→ Objective: Find each line with the string "this" and copy it.

→ Material for the task:

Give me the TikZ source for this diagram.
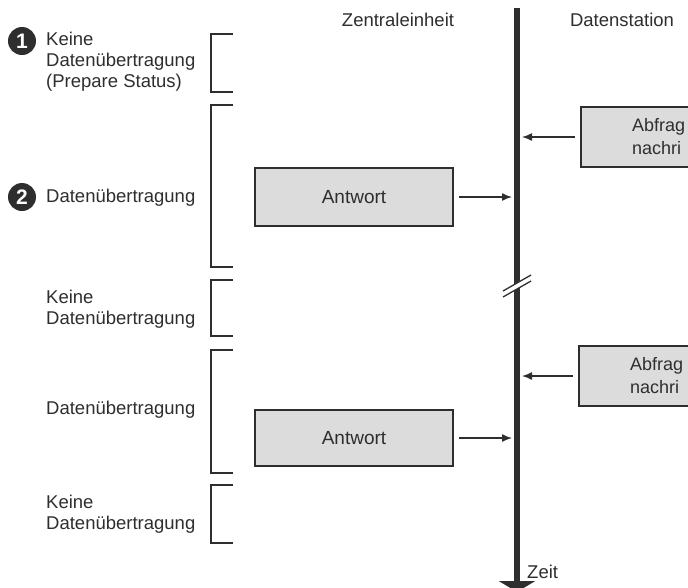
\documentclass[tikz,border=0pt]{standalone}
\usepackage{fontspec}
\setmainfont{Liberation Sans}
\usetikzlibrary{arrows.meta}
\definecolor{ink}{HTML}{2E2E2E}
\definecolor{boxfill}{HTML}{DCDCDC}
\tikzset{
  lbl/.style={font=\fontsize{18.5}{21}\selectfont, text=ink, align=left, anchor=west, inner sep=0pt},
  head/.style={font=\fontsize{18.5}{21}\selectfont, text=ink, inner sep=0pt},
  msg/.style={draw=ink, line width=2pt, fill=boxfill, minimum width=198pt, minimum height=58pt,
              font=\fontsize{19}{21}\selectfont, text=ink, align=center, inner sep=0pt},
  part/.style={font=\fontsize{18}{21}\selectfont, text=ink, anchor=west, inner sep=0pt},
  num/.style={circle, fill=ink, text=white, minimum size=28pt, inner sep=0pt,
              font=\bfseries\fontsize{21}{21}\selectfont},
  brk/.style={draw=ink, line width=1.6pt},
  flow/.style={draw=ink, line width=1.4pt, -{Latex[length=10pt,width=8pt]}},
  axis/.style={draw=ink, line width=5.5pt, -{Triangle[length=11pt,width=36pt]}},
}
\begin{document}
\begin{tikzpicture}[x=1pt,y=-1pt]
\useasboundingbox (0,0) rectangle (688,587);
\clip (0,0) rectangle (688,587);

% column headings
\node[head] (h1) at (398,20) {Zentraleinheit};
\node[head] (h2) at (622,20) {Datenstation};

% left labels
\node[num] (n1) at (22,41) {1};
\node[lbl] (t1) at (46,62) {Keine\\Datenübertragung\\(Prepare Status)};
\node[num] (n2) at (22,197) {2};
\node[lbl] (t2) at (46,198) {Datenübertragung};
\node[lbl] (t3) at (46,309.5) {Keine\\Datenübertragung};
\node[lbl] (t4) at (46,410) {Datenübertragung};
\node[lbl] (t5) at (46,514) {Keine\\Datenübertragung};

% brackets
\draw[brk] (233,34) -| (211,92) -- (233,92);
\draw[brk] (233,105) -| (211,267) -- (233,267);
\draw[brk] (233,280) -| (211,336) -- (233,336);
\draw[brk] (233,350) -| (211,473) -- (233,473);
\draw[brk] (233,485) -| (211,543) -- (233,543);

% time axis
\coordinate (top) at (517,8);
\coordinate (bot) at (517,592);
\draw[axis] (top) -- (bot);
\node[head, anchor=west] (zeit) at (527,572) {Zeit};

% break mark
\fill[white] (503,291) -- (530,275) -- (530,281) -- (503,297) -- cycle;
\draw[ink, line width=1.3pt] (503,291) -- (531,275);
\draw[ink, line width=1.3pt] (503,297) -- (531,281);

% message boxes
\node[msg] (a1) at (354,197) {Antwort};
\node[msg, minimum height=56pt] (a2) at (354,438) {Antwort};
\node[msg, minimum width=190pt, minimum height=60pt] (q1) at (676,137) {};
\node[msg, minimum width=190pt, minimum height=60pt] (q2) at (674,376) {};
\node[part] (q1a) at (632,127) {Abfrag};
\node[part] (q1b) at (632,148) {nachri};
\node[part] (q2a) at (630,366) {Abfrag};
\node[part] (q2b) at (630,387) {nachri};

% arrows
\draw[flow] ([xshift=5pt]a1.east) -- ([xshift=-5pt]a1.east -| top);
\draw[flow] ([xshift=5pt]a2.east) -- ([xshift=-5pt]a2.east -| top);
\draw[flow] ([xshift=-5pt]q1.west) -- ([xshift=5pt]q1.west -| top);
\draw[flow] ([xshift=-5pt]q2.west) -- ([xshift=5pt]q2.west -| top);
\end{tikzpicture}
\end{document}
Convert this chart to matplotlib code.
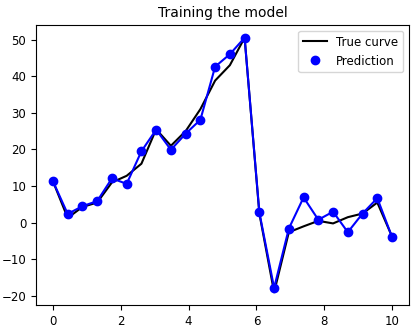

→ Exercise output:
Give me the TikZ source for this diagram.
Convert this chart to matplotlib code.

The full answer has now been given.